Wednesday, October 28, 2015

Mt. Watkins and The Nose

We had 5 days planned in The Valley this October.  However, there seems to be a theme in 2015 that when I try to climb I either get shutdown by rain partially or completely.  Luckily the rain only cut our Yosemite trip down to 3 days.  We arrived in the valley on the evening of the 18th to rain.    Luckily our new friends from the Bugaboos Melissa and Anthony had a campsite already and invited us to camp with them.  We woke early the next morning to climb Mt. Watkins, a wall that neither Matt nor I had ever seen.  We hiked in the dark on discontinuous trails until we miraculously arrived at the base of the wall soaking wet from wet vegetation and sweat.  The approach slabs were running with water but luckily the fixed lines were in place and we were able to batman past.  Watkins was sort of a trial run before we attempted the Nose on El Cap in a day.  We wanted to see how fast we could move and see if any of our systems needed to be tweaked before the big day.
Matt had the first block which ended at the Sheraton Watkins ledge on top of pitch 8.  Matt drew the short straw since the first 6 pitches were wet, whereas the rest of the route was dry.
8 pitches above the Sheraton Watkins I was getting tired and slowing down so I lead one more and Matt took back over to lead the last two pitches to the summit.  We topped out just under 8 hrs on route.  We hiked the 3 miles to the road in Tuolumne gambling that someone would take pity on us.  Luckily, before too long a couple on their honeymoon from Utah picked us up and gave us a ride back to the valley.

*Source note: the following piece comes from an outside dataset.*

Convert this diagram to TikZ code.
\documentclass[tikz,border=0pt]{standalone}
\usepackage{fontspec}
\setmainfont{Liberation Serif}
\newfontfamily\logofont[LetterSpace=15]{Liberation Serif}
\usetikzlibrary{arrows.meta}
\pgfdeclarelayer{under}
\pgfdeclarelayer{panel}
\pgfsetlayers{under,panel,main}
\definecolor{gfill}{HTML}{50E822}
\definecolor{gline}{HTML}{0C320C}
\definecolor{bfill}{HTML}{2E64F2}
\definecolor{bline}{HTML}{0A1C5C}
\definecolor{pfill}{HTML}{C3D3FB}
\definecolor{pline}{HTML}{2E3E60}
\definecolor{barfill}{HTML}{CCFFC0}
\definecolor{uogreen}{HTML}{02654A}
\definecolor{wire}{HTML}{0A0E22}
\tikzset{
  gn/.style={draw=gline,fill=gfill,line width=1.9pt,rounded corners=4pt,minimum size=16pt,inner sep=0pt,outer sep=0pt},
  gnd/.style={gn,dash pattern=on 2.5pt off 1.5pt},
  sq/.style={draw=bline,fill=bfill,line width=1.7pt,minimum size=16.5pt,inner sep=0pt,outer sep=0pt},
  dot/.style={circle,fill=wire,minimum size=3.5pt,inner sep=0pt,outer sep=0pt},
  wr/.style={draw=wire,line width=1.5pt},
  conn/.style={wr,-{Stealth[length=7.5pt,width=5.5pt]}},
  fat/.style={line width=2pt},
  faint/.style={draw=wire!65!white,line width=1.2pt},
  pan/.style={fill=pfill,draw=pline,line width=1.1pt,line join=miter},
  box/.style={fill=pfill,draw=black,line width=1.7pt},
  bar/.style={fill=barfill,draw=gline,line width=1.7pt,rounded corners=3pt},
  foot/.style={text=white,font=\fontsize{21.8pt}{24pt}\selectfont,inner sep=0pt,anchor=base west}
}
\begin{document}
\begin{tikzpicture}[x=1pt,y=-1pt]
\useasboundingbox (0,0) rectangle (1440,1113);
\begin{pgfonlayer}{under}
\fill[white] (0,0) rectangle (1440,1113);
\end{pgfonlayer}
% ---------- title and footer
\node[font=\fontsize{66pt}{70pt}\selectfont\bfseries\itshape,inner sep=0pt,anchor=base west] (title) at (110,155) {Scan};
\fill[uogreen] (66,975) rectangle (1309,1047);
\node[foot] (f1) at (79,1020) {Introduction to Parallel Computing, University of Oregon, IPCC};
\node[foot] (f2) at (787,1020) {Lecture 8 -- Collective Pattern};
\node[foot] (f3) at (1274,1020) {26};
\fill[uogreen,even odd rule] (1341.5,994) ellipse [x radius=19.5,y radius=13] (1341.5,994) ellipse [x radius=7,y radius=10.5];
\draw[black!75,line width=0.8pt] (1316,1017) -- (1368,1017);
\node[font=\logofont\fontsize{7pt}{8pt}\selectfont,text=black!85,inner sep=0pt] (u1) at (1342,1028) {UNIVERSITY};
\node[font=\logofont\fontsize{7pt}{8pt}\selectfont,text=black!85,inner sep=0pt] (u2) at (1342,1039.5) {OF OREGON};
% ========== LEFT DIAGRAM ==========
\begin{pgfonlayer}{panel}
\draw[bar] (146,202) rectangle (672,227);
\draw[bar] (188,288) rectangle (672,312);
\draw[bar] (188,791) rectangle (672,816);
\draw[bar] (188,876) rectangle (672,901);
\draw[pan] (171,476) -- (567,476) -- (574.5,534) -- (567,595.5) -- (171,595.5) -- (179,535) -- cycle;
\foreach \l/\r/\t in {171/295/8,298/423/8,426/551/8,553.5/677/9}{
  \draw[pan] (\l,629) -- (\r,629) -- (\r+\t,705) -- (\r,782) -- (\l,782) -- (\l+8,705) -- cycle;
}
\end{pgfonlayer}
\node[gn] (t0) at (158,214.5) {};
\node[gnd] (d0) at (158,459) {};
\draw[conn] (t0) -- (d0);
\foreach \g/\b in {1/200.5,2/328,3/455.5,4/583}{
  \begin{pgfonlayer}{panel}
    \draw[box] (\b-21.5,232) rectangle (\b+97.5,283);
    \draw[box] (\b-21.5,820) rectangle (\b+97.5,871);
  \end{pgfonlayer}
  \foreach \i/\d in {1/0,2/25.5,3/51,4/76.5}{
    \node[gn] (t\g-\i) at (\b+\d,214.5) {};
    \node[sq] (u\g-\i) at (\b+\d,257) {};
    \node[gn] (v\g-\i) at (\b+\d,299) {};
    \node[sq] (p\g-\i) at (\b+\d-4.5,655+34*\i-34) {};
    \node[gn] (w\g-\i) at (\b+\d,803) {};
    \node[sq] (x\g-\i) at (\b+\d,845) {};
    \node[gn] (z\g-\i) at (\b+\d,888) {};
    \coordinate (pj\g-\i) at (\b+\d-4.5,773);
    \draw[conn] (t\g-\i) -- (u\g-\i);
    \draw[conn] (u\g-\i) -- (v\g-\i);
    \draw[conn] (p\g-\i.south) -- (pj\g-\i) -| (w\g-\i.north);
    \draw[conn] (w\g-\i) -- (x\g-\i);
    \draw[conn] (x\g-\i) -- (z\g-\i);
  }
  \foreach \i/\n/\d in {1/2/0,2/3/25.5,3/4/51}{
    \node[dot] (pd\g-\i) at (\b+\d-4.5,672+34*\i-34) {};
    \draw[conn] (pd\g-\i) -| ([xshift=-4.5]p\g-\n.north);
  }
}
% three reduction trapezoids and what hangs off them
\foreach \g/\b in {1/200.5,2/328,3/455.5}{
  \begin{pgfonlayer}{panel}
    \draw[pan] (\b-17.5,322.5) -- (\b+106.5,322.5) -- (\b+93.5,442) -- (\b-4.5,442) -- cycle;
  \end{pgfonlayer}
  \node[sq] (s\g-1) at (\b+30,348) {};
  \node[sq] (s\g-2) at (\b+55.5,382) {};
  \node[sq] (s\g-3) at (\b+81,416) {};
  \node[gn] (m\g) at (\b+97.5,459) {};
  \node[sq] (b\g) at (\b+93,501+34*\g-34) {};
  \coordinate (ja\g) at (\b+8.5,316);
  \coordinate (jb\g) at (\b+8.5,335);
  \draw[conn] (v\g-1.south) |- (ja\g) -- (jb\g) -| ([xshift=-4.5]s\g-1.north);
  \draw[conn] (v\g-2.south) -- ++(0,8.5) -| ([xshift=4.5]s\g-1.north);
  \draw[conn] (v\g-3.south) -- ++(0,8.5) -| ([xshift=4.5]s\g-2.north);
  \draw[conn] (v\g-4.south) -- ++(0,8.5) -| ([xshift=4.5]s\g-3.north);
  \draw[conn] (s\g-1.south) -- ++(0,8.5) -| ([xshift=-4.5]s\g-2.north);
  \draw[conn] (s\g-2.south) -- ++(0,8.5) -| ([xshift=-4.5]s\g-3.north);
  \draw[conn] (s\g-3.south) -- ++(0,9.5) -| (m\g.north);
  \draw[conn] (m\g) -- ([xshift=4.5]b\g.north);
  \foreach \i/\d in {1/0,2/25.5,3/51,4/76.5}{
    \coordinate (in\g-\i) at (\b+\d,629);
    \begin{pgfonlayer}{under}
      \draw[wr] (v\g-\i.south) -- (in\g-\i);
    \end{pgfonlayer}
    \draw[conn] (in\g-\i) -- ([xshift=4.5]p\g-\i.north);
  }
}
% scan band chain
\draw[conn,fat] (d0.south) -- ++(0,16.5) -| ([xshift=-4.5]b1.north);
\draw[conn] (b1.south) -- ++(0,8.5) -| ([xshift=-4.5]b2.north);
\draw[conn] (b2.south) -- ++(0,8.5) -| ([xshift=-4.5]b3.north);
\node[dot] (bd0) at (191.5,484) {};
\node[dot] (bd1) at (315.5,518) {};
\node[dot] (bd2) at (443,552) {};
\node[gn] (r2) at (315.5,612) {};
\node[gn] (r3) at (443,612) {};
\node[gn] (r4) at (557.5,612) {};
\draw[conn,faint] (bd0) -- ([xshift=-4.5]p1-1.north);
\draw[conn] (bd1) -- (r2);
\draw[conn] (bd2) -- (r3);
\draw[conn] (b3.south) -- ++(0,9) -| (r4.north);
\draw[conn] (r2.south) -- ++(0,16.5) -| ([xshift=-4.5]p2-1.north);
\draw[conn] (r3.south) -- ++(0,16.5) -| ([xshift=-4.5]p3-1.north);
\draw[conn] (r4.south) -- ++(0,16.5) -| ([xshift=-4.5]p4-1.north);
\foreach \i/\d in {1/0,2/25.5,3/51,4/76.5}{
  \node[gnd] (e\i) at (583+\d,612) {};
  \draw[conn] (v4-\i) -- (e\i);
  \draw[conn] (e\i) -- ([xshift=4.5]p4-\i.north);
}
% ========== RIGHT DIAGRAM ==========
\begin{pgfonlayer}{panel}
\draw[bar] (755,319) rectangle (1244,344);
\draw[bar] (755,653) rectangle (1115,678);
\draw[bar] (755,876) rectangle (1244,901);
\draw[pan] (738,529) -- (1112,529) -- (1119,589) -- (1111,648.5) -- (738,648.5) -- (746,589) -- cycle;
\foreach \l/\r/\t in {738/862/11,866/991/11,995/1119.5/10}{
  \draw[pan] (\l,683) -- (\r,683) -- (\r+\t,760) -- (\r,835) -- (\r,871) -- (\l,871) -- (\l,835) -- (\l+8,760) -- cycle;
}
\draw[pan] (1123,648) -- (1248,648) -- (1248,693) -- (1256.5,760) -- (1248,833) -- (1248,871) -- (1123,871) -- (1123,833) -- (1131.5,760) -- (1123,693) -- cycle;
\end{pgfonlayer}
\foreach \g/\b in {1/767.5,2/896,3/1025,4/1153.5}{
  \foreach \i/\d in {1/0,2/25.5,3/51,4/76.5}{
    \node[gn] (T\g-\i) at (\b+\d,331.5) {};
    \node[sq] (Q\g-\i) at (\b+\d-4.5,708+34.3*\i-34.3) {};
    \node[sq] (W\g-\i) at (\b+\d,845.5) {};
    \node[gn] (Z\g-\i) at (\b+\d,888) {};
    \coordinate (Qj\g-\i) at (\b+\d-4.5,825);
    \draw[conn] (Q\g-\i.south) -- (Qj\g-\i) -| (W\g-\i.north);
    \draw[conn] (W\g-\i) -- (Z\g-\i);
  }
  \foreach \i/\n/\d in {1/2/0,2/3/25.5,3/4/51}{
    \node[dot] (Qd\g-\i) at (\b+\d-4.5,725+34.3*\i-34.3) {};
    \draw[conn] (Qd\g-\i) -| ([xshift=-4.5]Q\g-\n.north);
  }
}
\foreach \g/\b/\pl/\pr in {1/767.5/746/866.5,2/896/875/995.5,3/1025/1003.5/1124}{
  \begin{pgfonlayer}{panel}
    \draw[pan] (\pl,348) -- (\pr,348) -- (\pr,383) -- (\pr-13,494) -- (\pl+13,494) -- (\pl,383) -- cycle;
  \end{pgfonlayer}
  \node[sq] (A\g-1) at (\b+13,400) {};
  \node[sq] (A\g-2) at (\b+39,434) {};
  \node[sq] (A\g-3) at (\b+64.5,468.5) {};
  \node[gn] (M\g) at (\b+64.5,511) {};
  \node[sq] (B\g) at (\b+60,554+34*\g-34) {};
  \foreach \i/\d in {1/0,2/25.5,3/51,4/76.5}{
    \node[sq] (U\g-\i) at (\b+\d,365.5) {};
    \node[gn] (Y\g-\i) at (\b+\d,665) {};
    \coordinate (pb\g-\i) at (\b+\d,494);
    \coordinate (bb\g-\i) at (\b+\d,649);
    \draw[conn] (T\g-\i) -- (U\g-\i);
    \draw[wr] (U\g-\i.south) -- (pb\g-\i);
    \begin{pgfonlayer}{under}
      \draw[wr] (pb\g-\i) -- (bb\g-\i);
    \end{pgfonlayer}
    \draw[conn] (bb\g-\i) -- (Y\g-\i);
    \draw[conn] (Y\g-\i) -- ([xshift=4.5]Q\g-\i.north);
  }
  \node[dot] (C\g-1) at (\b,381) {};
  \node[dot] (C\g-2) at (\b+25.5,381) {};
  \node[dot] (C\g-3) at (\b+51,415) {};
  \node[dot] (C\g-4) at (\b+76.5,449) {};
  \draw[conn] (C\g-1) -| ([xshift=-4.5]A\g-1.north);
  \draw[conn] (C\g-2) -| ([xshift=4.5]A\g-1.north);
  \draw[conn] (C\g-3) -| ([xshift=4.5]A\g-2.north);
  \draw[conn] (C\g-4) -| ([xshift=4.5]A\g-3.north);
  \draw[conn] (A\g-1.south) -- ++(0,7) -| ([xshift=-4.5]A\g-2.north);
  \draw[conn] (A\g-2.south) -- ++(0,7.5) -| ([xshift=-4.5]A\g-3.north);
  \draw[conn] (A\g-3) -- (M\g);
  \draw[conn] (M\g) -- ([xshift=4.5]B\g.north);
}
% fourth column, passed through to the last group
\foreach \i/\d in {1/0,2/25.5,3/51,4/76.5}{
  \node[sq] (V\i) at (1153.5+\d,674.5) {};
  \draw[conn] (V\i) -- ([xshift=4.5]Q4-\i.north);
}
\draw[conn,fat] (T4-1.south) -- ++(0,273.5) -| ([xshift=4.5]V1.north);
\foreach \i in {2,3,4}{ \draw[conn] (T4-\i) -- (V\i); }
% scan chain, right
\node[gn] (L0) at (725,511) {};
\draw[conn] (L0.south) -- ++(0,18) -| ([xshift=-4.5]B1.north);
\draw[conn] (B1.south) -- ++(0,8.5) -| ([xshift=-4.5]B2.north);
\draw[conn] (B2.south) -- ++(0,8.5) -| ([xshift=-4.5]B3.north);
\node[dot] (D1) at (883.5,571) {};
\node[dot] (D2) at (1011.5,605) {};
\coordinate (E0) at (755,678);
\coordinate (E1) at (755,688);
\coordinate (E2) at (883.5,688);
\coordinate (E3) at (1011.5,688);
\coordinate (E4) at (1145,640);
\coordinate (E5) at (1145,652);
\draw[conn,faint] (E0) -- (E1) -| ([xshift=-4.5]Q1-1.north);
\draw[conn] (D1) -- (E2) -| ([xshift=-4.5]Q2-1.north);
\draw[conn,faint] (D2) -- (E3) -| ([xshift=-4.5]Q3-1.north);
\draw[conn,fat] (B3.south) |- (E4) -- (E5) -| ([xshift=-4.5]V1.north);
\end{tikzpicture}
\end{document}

We spent the next day doing errands around the valley and resting before the big day on the Captain.  Originally we were going to casually climb the first 4 pitches up to Sickle Ledge.  Onsighting up to the beginning of the Stove Legs is supposed to be challenging.  We decided to skip the trial run and just do it in the dark on game day.  Now to be fair, 11 years ago Amanda and I climbed up to Sickle Ledge and then rappelled off, so we weren't completely onsighting.  Upon seeing 8 groups on the route we decided to get up at 1am, in the hopes of passing as many groups as possible while they were still sleeping or just waking up.
I wake up to Matt's alarm.  We get dressed, stuff sleeping bags, pack up our tent, walk to Curry Village, eat some leftover pasta, then hop in the car and the clock reads 1:08am.  "Did that only take 8 minutes?" I ask Matt.  He just laughs.  Turns out all that coughing and clearing on his throat that he was doing while I was sleeping was actually him trying to wake me up.  Matt was like a kid on Christmas morning that just couldn't wait to open presents.
I had the first block this time. We started at 2:30am and did great with route finding in the dark until I went one crack system to far right at the beginning on the Stove Legs.  Luckily Matt caught it before I got us too far off route.  I was able to swing back left and in a 70m pitch get us back on track at the top of pitch 9.
Matt took over and raced up the Stove Legs and up to El Cap Tower passing 2 parties that were just waking up.  I would jug the pitch that Matt just lead and he would just be finishing the next pitch.  I'd unfix the line, he'd pull up the line, refix it, and I'd start jugging again.  We passed another party on top of Boot Flake.  I took over at the King Swing and started my second block.  We hit 2 more parties at Camp IV and finally passed them by the top of the Pancake Flake where Matt took back the lead.  So far we'd passed 5 parties and there were still 3 above us.  Unfortunetly we were only able to pass one more party before the top as one of the groups wouldn't let us pass.  All in all we topped out in 15 hrs. and had a great time on an amazing hunk of rock.
We hurried down the East Ledges, cleaned up, ate some food and drove 3 hrs into Nevada where we finally slept in a gravel lot on the side of the road.  Matt had to get back to work and I was headed to Gunnison to see my beautiful wife Amanda.